GIVEN TASK: Reproduce nothing but the lines from the start of the material through the line that includes "11. Art No.:CD003048.より引用、一部改変</div>", both ends included, and omit every picture.

MATERIAL:
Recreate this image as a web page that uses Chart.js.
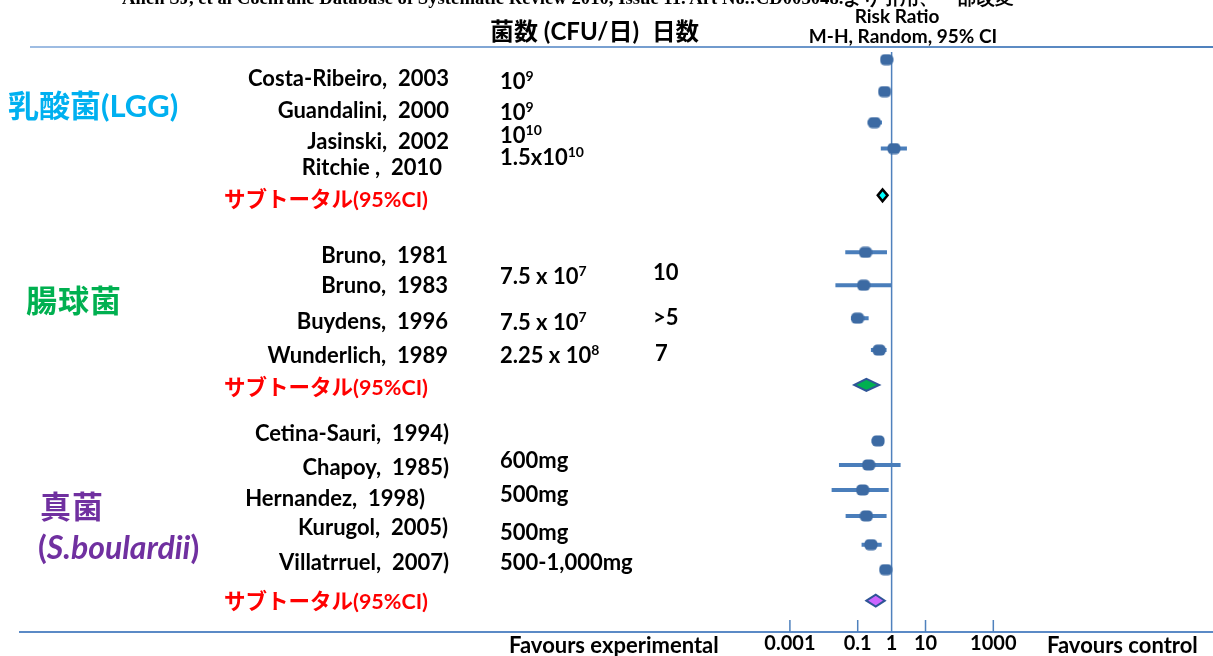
<!DOCTYPE html>
<html>
<head>
<meta charset="utf-8">
<script src="https://cdn.jsdelivr.net/npm/chart.js@4.4.1/dist/chart.umd.min.js"></script>
<style>
  body { margin: 0; background: #fff; }
  #wrap { position: relative; width: 1213px; height: 656px; overflow: hidden; }
  #forest { position: absolute; left: 0; top: 0; }
  .t { position: absolute; white-space: nowrap; font-family: Lato, "Noto Sans CJK JP", sans-serif;
       font-weight: bold; font-size: 22px; line-height: 24px; color: #000; }
  .r { text-align: right; }
  .sub { color: #ff0000; font-size: 21.5px; }
  .grp { font-size: 31px; line-height: 34px; }
  sup { font-size: 14px; line-height: 0; vertical-align: 8px; }
</style>
</head>
<body>
<div id="wrap">
  <canvas id="forest" width="1213" height="656"></canvas>

  <div class="t" style="left:122px;top:-12px;font-family:'Liberation Serif',serif;font-size:18.7px;line-height:20px">Allen SJ, et al Cochrane Database of Systematic Review 2010, Issue 11. Art No.:CD003048.より引用、一部改変</div>

  <div class="t" style="left:490px;top:19px;font-size:24px">菌数 (CFU/日)</div>
  <div class="t" style="left:652px;top:19px;font-size:23.5px">日数</div>
  <div class="t" style="left:797px;top:6px;width:200px;text-align:center;font-size:19px;line-height:20px">Risk Ratio</div>
  <div class="t" style="left:803px;top:26px;width:200px;text-align:center;font-size:19px;line-height:20px">M-H, Random, 95% CI</div>

  <div class="t grp" style="left:8px;top:88px;color:#00b0f0">乳酸菌(LGG)</div>
  <div class="t grp" style="left:26px;top:283px;color:#00b050;letter-spacing:1px">腸球菌</div>
  <div class="t grp" style="left:40px;top:489px;color:#7030a0;letter-spacing:1px">真菌</div>
  <div class="t grp" style="left:38px;top:530px;color:#7030a0;font-size:32px">(<i>S.boulardii</i>)</div>

  <div class="t r" style="right:764px;top:66px">Costa-Ribeiro,&nbsp; 2003</div>
  <div class="t r" style="right:764px;top:98px">Guandalini,&nbsp; 2000</div>
  <div class="t r" style="right:764px;top:129px">Jasinski,&nbsp; 2002</div>
  <div class="t r" style="right:771px;top:155px">Ritchie ,&nbsp; 2010</div>
  <div class="t sub" style="left:224px;top:187px">サブトータル(95%CI)</div>

  <div class="t r" style="right:765px;top:243px">Bruno,&nbsp; 1981</div>
  <div class="t r" style="right:765px;top:273px">Bruno,&nbsp; 1983</div>
  <div class="t r" style="right:765px;top:309px">Buydens,&nbsp; 1996</div>
  <div class="t r" style="right:765px;top:343px">Wunderlich,&nbsp; 1989</div>
  <div class="t sub" style="left:224px;top:375px">サブトータル(95%CI)</div>

  <div class="t r" style="right:764px;top:421px">Cetina-Sauri,&nbsp; 1994)</div>
  <div class="t r" style="right:764px;top:455px">Chapoy,&nbsp; 1985)</div>
  <div class="t r" style="right:788px;top:486px">Hernandez,&nbsp; 1998)</div>
  <div class="t r" style="right:765px;top:515px">Kurugol,&nbsp; 2005)</div>
  <div class="t r" style="right:764px;top:550px">Villatrruel,&nbsp; 2007)</div>
  <div class="t sub" style="left:224px;top:589px">サブトータル(95%CI)</div>

  <div class="t" style="left:500px;top:69px">10<sup>9</sup></div>
  <div class="t" style="left:500px;top:100px">10<sup>9</sup></div>
  <div class="t" style="left:500px;top:123px">10<sup>10</sup></div>
  <div class="t" style="left:500px;top:145px">1.5x10<sup>10</sup></div>
  <div class="t" style="left:500px;top:264px">7.5 x 10<sup>7</sup></div>
  <div class="t" style="left:500px;top:310px">7.5 x 10<sup>7</sup></div>
  <div class="t" style="left:500px;top:343px">2.25 x 10<sup>8</sup></div>
  <div class="t" style="left:653px;top:260px">10</div>
  <div class="t" style="left:653px;top:305px">&gt;5</div>
  <div class="t" style="left:655px;top:341px">7</div>
  <div class="t" style="left:500px;top:448px">600mg</div>
  <div class="t" style="left:500px;top:482px">500mg</div>
  <div class="t" style="left:500px;top:520px">500mg</div>
  <div class="t" style="left:500px;top:550px">500-1,000mg</div>

  <div class="t" style="left:509px;top:633px">Favours experimental</div>
  <div class="t" style="left:1047px;top:633px">Favours control</div>
</div>

<script>
// risk ratio and 95% CI for each study
const rr = [0.71, 0.62, 0.31, 1.17, 0.17, 0.15, 0.099, 0.43, 0.40, 0.21, 0.14, 0.18, 0.245, 0.67];
const ciLow = [0.52, 0.45, 0.20, 0.48, 0.043, 0.022, 0.063, 0.245, 0.26, 0.028, 0.017, 0.044, 0.13, 0.45];
const ciHigh = [1.09, 0.83, 0.52, 2.83, 0.73, 0.97, 0.21, 0.71, 0.56, 1.84, 0.82, 0.71, 0.51, 0.95];
const studyRow = [1, 2.01, 2.99, 3.81, 7.09, 8.13, 9.17, 10.18, 13.05, 13.81, 14.6, 15.42, 16.33, 17.12];

// subtotals: LGG, enterococcus, S.boulardii
const subRR = [0.54, 0.18, 0.34];
const subLow = [0.39, 0.079, 0.18];
const subHigh = [0.76, 0.43, 0.63];
const subRow = [5.29, 11.28, 18.1];
const subFill = ['#00ffff', '#00b050', '#cc66ff'];
const subEdge = ['#000000', '#2f5597', '#2f5597'];

const tickVals = [0.001, 0.1, 1, 10, 1000];

// marker for point estimates
const mark = document.createElement('canvas');
mark.width = 14; mark.height = 12;
const mc = mark.getContext('2d');
mc.fillStyle = '#3c6aa3';
mc.beginPath();
mc.roundRect(0.5, 0.5, 13, 11, 4.5);
mc.fill();

const forestPlugin = {
  id: 'forest',
  beforeDatasetsDraw(chart) {
    const {ctx, chartArea, scales: {x, y}} = chart;
    ctx.save();
    // rule under the header
    const g = ctx.createLinearGradient(30, 0, 1213, 0);
    g.addColorStop(0, '#9fbde3');
    g.addColorStop(1, '#4f81bd');
    ctx.strokeStyle = g;
    ctx.lineWidth = 2;
    ctx.beginPath();
    ctx.moveTo(30, 47);
    ctx.lineTo(1213, 47);
    ctx.stroke();

    // line of no effect
    ctx.strokeStyle = '#4f81bd';
    ctx.lineWidth = 1.5;
    ctx.beginPath();
    const x1 = x.getPixelForValue(1);
    ctx.moveTo(x1, 52);
    ctx.lineTo(x1, chartArea.bottom);
    // tick marks pointing up
    tickVals.forEach(v => {
      const px = x.getPixelForValue(v);
      ctx.moveTo(px, chartArea.bottom - 12);
      ctx.lineTo(px, chartArea.bottom);
    });
    ctx.stroke();

    // confidence intervals
    ctx.strokeStyle = '#4a7ebb';
    ctx.lineWidth = 4;
    ctx.beginPath();
    rr.forEach((v, i) => {
      const py = y.getPixelForValue(studyRow[i]);
      ctx.moveTo(x.getPixelForValue(ciLow[i]), py);
      ctx.lineTo(x.getPixelForValue(ciHigh[i]), py);
    });
    ctx.stroke();
    ctx.restore();
  },
  afterDatasetsDraw(chart) {
    const {ctx, scales: {x, y}} = chart;
    ctx.save();
    subRR.forEach((v, i) => {
      const py = y.getPixelForValue(subRow[i]);
      ctx.beginPath();
      ctx.moveTo(x.getPixelForValue(subLow[i]), py);
      ctx.lineTo(x.getPixelForValue(v), py - 6);
      ctx.lineTo(x.getPixelForValue(subHigh[i]), py);
      ctx.lineTo(x.getPixelForValue(v), py + 6);
      ctx.closePath();
      ctx.fillStyle = subFill[i];
      ctx.fill();
      ctx.strokeStyle = subEdge[i];
      ctx.lineWidth = i === 0 ? 2.5 : 2;
      ctx.stroke();
    });
    ctx.restore();
  }
};

const config = {
  type: 'scatter',
  data: {
    datasets: [{
      label: 'Risk Ratio',
      data: rr.map((v, i) => ({x: v, y: studyRow[i]})),
      pointStyle: mark,
      pointRadius: 6
    }]
  },
  options: {
    responsive: false,
    animation: false,
    layout: {autoPadding: false, padding: {left: 20, right: 0, top: 28, bottom: 0}},
    plugins: {legend: {display: false}, tooltip: {enabled: false}},
    scales: {
      x: {
        type: 'logarithmic',
        min: Math.pow(10, -25.71),
        max: Math.pow(10, 9.48),
        afterBuildTicks: scale => { scale.ticks = tickVals.map(v => ({value: v})); },
        ticks: {
          callback: v => String(v),
          font: {family: 'Lato', size: 20, weight: 'bold'},
          color: '#000',
          padding: 0,
          maxRotation: 0,
          autoSkip: false
        },
        grid: {display: false, drawTicks: false},
        border: {display: true, color: '#5b8ac6', width: 2}
      },
      y: {type: 'linear', reverse: true, min: 0, max: 19.09, display: false}
    }
  },
  plugins: [forestPlugin]
};

const myChart = new Chart(document.getElementById('forest'), config);
</script>
</body>
</html>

TASK RESPONSE:
Recreate this image as a web page that uses Chart.js.
<!DOCTYPE html>
<html>
<head>
<meta charset="utf-8">
<script src="https://cdn.jsdelivr.net/npm/chart.js@4.4.1/dist/chart.umd.min.js"></script>
<style>
  body { margin: 0; background: #fff; }
  #wrap { position: relative; width: 1213px; height: 656px; overflow: hidden; }
  #forest { position: absolute; left: 0; top: 0; }
  .t { position: absolute; white-space: nowrap; font-family: Lato, "Noto Sans CJK JP", sans-serif;
       font-weight: bold; font-size: 22px; line-height: 24px; color: #000; }
  .r { text-align: right; }
  .sub { color: #ff0000; font-size: 21.5px; }
  .grp { font-size: 31px; line-height: 34px; }
  sup { font-size: 14px; line-height: 0; vertical-align: 8px; }
</style>
</head>
<body>
<div id="wrap">
  <canvas id="forest" width="1213" height="656"></canvas>

  <div class="t" style="left:122px;top:-12px;font-family:'Liberation Serif',serif;font-size:18.7px;line-height:20px">Allen SJ, et al Cochrane Database of Systematic Review 2010, Issue 11. Art No.:CD003048.より引用、一部改変</div>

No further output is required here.